───── RECORDS SHOWN ─────
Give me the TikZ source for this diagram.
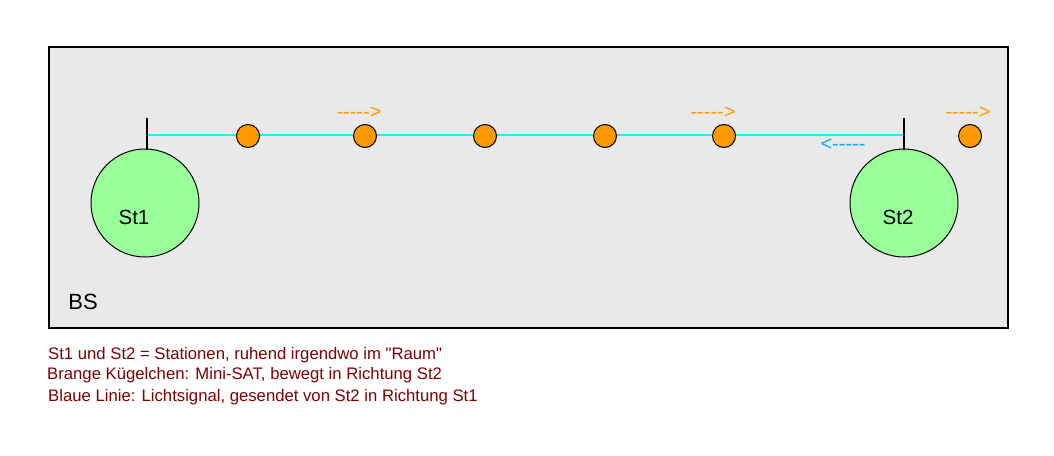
─────
───── RECORDS SHOWN ─────
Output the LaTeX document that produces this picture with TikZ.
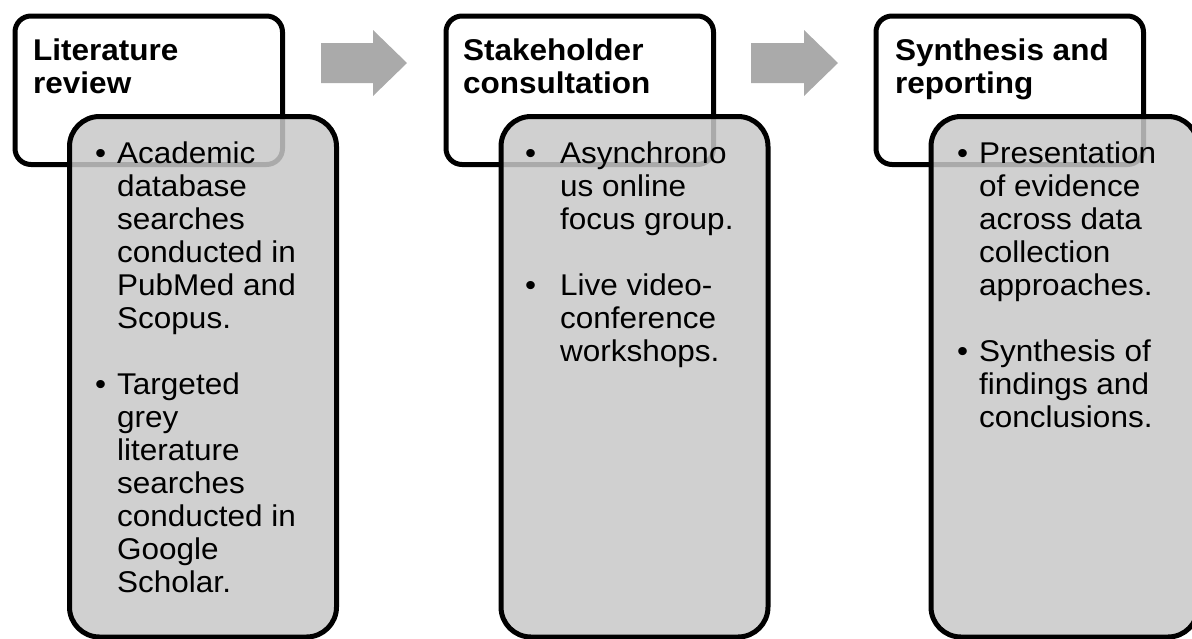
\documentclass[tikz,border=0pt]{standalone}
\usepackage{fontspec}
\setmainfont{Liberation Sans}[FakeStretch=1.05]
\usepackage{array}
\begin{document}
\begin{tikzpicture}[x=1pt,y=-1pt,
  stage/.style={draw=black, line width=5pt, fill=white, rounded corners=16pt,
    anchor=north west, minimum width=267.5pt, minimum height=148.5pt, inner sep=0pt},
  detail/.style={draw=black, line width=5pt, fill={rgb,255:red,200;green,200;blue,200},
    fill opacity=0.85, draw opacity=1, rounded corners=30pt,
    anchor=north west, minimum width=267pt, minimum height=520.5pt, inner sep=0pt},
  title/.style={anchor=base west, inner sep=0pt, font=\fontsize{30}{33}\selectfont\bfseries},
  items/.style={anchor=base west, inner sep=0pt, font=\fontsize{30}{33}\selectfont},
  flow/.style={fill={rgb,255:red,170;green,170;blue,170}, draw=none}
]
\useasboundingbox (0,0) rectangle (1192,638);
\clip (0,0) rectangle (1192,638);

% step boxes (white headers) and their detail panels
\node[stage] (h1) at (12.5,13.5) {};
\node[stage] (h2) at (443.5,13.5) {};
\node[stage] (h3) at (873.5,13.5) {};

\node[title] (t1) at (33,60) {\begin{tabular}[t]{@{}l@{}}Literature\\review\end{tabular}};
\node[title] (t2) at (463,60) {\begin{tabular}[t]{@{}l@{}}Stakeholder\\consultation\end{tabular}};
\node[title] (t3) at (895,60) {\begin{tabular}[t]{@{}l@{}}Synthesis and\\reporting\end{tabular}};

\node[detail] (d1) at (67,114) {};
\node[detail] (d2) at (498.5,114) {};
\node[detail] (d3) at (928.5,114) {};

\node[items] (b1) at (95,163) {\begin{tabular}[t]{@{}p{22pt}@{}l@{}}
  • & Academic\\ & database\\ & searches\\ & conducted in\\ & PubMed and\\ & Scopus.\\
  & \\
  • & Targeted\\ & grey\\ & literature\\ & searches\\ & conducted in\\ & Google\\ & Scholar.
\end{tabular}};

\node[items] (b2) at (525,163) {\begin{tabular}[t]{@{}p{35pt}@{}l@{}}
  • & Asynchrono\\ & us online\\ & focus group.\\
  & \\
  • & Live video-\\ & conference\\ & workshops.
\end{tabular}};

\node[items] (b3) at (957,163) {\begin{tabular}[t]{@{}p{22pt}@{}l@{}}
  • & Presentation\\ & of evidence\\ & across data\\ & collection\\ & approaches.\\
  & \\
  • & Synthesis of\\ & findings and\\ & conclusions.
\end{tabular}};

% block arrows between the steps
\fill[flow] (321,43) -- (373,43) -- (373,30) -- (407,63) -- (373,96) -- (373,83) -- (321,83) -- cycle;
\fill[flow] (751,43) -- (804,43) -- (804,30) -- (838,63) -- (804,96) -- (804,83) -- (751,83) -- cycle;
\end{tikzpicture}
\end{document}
─────
=== TASK ===
Identify the lines above that contain the word "this", then copy them.

=== RESULT ===
Give me the TikZ source for this diagram.
Output the LaTeX document that produces this picture with TikZ.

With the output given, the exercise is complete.